Me rendant du chemin…

Shimazaki Tōson | L’Étranger (1922)

Me rendant du chemin de Babylone à la Vienne, j’ai rencontré trois ou quatre fillettes que je connaissais. Nous étions bons amis depuis le jour où j’avais sauté à la corde avec elles. Toutes les fois qu’elles me voyaient, elles me disaient : « Monsieur le Japonais, venez donc jouer avec nous»…

[…]

Je suis descendu sous le pont. Là, on entendait d’habitude le bruit du linge que l’on battait, mais, ce jour‐là, les lavandières n’étaient pas nombreuses. Sur la rive, entre les platanes aux feuilles jaunies et l’endroit où l’on faisait sécher le linge, je contemplais les enfants du quartier qui jouaient. L’envie me prit de faire des ricochets devant un enfant. La pierre plate et bien lisse que j’avais ramassée et lancée a rebondi jusqu’au milieu de la rivière. En l’apercevant, les enfants se sont approchés de moi et m’ont demandé de leur apprendre à faire de tels ricochets. Parmi eux, certains apportaient des pierres rondes ramassées sur la rive ; d’autres essayaient de lancer des cailloux.
Tout le monde s’amusait. Je me suis demandé si ce jeu qui se pratique au bord de l’eau n’était connu qu’au Japon et si ces petits Français n’y avaient jamais joué.

Shimazaki Tōson, L’Étranger, 1922, chap.74 (traduction d’extraits par Pr Jean‐Pierre Levet).

Shimazaki est également marqué par l’hospitalité et la curiosité bienveillante des Limougeauds à son égard. Ce sentiment paraît réciproque, à en juger les différents épisodes de fraternisation entre l’auteur et les jeunes Ponticauds rencontrés durant ses promenades.

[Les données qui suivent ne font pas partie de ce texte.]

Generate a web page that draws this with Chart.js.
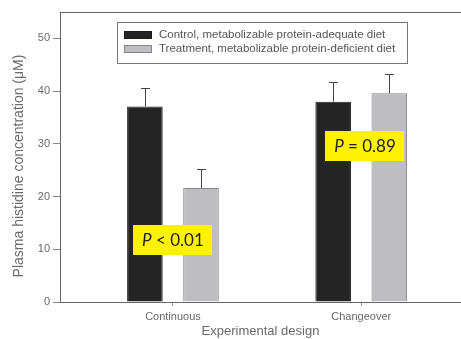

Près du Pont‐Neuf, il y avait un petit café sans prétention, à l’enseigne du Comptoir. Chaque fois que mes pas me conduisaient en cet endroit, le fils des patrons courait vers moi pour me serrer la main. Même lorsque cet enfant jouait en compagnie de petits camarades au pied des arbres, il ne manquait pas de venir à la hâte me saluer. Il s’était donc bien habitué au voyageur étranger que j’étais.

Shimazaki Tōson, L’Étranger, 1922, chap.73 (trad. Jean‐Pierre Levet).

À ces petites filles j’ai donné un paquet de gâteaux et nous sommes devenus de si bons amis qu’elles m’ont chanté des chansons. En entendant ce chant en langue limousine qui sortait de la bouche d’innocentes fillettes, j’ai versé des larmes.

Shimazaki Tōson, Lettres de France, 1914 (trad. Jean‐Pierre Levet).

J’ai aperçu, sur le seuil d’une porte, un enfant qui tenait un morceau de pain et du fromage dans la main. Il n’y a aucune différence entre un enfant français dévorant du pain avec plaisir et un petit Japonais mordant avidement dans une boule de riz.

Shimazaki Tōson, L’Étranger, 1922, chap.74 (trad. Jean‐Pierre Levet).

Ces séquences de jeux, ces souvenirs traduisent de façon très sensible l’humanité qui se dégage des moments vécus par l’auteur à Limoges, et son souci d’en rendre compte. En dépit de son statut d’étranger, revendiqué jusque dans le titre de son œuvre, Shimazaki repart du Limousin touché par l’universalité des rencontres et des observations qu’il a pu y faire.